■ **Direction**: Locate every line in the records below that holds the word "chart" and return each one.

■ **Dataset extract**:
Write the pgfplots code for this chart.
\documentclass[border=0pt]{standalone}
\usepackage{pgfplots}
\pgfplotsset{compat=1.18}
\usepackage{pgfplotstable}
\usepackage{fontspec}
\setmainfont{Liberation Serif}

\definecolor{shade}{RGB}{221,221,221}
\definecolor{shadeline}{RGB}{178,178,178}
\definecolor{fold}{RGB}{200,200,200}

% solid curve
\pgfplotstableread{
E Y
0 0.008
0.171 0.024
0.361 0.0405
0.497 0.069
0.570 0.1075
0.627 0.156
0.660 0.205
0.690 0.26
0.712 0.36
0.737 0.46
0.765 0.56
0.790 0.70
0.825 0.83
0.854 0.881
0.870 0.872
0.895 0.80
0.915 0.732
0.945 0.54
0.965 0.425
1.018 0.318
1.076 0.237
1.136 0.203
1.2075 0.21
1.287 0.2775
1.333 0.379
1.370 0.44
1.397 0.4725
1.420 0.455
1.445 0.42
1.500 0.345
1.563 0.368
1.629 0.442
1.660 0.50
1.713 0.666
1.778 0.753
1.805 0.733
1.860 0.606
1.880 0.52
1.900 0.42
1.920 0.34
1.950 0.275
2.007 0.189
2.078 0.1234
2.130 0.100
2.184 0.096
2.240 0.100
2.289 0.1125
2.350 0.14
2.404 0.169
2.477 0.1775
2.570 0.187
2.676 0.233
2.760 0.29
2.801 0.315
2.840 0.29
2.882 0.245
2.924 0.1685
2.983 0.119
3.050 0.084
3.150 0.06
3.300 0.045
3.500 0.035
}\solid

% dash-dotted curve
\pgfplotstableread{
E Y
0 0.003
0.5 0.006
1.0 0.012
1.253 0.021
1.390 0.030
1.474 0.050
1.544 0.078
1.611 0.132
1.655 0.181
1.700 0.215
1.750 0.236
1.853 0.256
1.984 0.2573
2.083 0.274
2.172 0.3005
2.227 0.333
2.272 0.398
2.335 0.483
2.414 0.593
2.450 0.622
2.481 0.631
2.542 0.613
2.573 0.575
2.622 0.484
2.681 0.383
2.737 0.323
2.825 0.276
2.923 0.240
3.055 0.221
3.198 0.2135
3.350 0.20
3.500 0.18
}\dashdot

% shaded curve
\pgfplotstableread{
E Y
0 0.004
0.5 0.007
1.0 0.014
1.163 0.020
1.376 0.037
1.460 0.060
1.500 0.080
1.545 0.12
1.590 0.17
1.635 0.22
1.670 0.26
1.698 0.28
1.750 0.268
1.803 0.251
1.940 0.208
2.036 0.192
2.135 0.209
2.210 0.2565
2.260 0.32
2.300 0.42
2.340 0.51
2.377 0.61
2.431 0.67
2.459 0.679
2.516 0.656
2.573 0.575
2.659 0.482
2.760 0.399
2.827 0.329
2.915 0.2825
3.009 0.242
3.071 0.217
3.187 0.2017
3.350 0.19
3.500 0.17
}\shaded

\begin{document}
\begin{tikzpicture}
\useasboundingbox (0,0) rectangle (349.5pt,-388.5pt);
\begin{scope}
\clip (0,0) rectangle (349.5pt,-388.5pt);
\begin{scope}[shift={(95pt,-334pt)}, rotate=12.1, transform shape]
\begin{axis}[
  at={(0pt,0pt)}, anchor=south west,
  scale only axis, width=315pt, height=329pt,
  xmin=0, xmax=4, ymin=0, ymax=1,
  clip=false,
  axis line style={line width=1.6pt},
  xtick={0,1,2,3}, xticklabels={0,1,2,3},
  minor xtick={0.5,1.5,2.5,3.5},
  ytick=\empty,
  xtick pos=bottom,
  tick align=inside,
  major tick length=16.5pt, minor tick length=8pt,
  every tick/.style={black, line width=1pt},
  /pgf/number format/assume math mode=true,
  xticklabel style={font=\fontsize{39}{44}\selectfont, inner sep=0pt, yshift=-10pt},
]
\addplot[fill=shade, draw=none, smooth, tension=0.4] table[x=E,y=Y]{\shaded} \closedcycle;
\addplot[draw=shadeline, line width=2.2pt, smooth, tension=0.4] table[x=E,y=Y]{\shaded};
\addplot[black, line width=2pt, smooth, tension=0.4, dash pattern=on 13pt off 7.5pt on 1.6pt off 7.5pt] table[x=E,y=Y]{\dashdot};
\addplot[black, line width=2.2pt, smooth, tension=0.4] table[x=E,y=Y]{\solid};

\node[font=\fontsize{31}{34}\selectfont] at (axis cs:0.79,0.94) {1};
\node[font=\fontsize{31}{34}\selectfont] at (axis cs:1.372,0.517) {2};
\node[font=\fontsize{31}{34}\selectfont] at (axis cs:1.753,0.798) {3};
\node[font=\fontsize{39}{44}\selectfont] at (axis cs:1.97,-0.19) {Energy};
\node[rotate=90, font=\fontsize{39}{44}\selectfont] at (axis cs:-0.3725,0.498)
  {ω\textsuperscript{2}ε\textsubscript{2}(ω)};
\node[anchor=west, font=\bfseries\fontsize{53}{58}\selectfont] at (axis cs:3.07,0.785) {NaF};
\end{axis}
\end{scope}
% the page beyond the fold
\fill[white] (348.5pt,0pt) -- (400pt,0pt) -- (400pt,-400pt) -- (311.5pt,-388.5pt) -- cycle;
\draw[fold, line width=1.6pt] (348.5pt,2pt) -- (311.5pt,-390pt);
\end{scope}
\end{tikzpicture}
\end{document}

...

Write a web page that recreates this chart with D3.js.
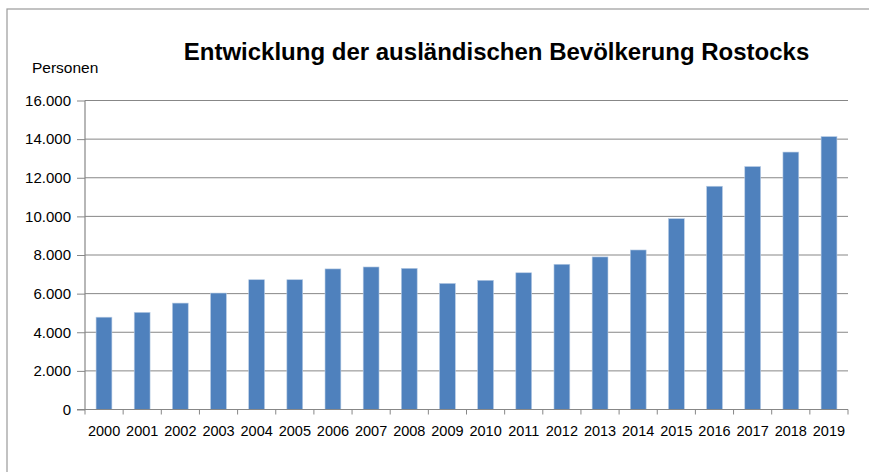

■ **Result of the task**:
Write the pgfplots code for this chart.
Write a web page that recreates this chart with D3.js.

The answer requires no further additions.